Sunday, March 22, 2009

(HERALD) Zanu-PF, MDC in historic march

Zanu-PF, MDC in historic march
By Sydney Kawadza

VICE PRESIDENT Joice Mujuru and Deputy Prime Minister Thokozani Khupe yesterday exchanged party regalia to send a message to errant party supporters who have been beating each other up that it is time for co-existence, as they led women across the political divide in a march to commemorate International Women’s Day.

International Women’s Day, which is officially observed on March 8 annually, is a global celebration of the economic, political and social achievements of women.

It was, thus, fitting that the two most powerful women in Zimbabwean politics today led the charge in yesterday’s belated observance of the day.

Zanu-PF, MDC-T and MDC supporters, clad in their respective party regalia, marched side by side, the first such show of solidarity since the launch of the MDC on September 11, 1999, and a major boost for the inclusive Government that is still in its infancy.

The marchers, who began their procession at Fourth Street bus terminus en route to the City Sports Centre, were joined by members of the judiciary, lawyers, the business community, academics, civic leaders, diplomats, soldiers, policewomen and churches at various points along the way.

The main celebrations — held at the City Sports Centre under the theme "Sharing and Caring to End Violence against Women and Girls" — were preceded by the observance of a minute of silence in memory of Mrs Susan Tsvangirai, Prime Minister Morgan Tsvangirai’s wife who died in a car accident two weeks ago.

Addressing the capacity crowd, Vice President Mujuru urged Zimbabweans to spread the message of sharing, caring, forgiveness and tolerance in the spirit of unity across party lines.

"I particularly call upon the leadership of all political parties in Zimbabwe to direct their supporters to immediately stop the violence that continues to retard progress in cementing and consolidating the efforts of our inclusive Government.

"Violence of whatever form should never be tolerated. It is wrong, unacceptable, inexcusable and it must stop. The truth is that collectively we can stop the violence," she said.

VP Mujuru challenged Zimbabweans, male or female, to act in a manner that promotes tolerance, peace and harmony within the family and between families.

"That way, a peaceful society will begin to evolve," she said.

She said despite the fact that Zimbabweans are very peaceful and peace-loving people, the country continues to be rocked by isolated and frequent incidents of violence.

"This has provided our enemies with ammunition for negative publicity. The new political dispensation will no doubt contribute positively towards reduction of politically motivated violence," she said.

VP Mujuru said political and gender-based violence creates a bad image for the nation and retards development.

She said poverty was also linked to gender-based violence, adding that there was also need for the protection of the girl child who is exposed to a harsh economic environment that has made her vulnerable to sexual exploitation and HIV and Aids.

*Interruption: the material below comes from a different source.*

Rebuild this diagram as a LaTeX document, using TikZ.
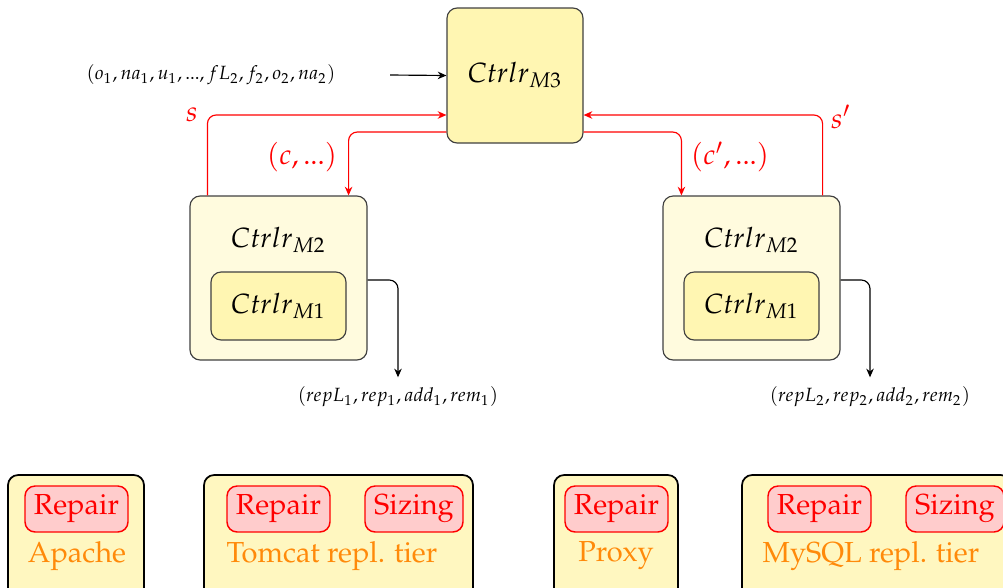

"It is wrong for violence to be perpetrated against women and it is worse for the same to be perpetrated against children.

"Let us all work together, women and men, to ensure that we protect girls in the manner that we would protect our own biological children. We cannot afford to destroy our future.

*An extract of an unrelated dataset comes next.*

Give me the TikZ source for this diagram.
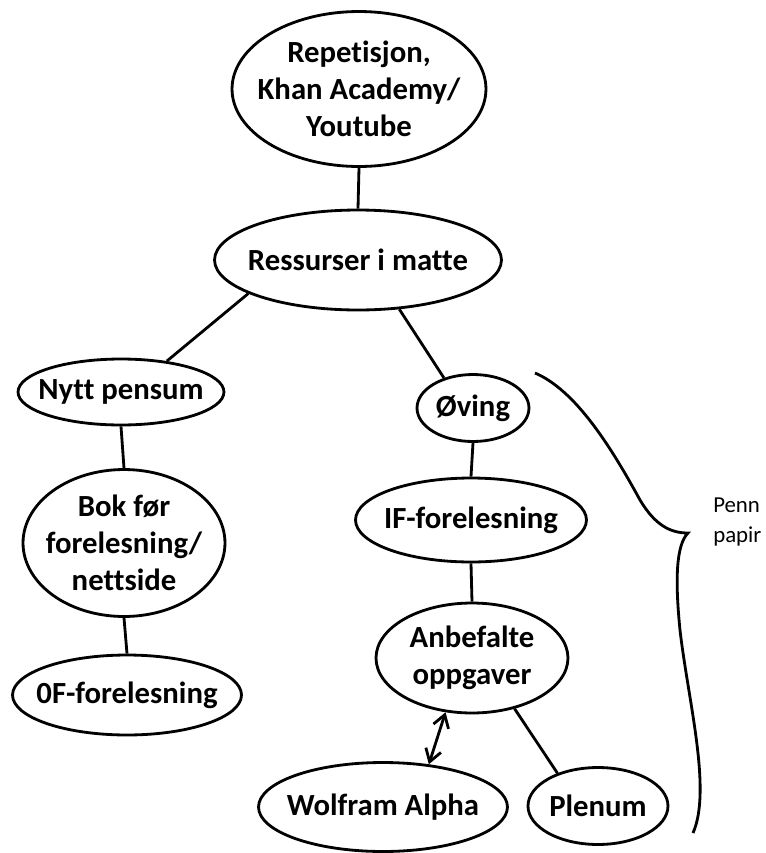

"SaAmai ndinoda kupedza ndichiti ngatichishandira pamwe, takasungana samadzimai navasikana. Ngatitsiureyi vana vedu nyaya yemhirizhonga ichipera muZimbabwe. Tose tikapa chisungo ichi, Mwari vachatibatsira tikakunda," she said.

Deputy Prime Minister Khupe said Zimbabweans were working together to rebuild the country.

She reiterated the call for an immediate stop of politically motivated violence for the development of the country.

"A future without violence brings economic prosperity, improved education and health services, but with violence all these cannot be developed," she said.

Deputy PM Khupe urged women to lead in moving the country forward in a peaceful manner, urging youths to have respect and discipline.

"We must not fight amongst each other so that we build the nation together. Violence is abnormal, whether it is in the family, community or countrywide. Zvakwana, sokwanele, hatidi kurwisana. Violence, violence, violence must stop," she said.

Security forces in Zimbabwe, she said, should protect the people and attend to cases reported to them.

"The country’s political leadership signed the Global Political Agreement and we are bound by the letter and spirit of the agreement.

"Let us develop a culture of respect and build bridges to find ways to work together, find social ways to settle disputes and share efforts to create a violence-free Zimbabwe," she said.

The political leadership from Zanu-PF, MDC-T and MDC, joined by Mrs Jacqueline Mutambara, Deputy Prime Minister Arthur Mutambara’s wife, shared the podium to address the women clad in various political party regalia.

Among the leaders were Women’s Affairs, Gender and Community Development Minister Olivia Muchena, her deputy Evelyn Masaiti, Ministers of State Sekai Holland and Flora Bhuka, Public Works Minister Theresa Makone and deputy ministers Tracy Mutinhiri (Labour and Social Welfare) and Jessie Majome (Justice and Legal Affairs).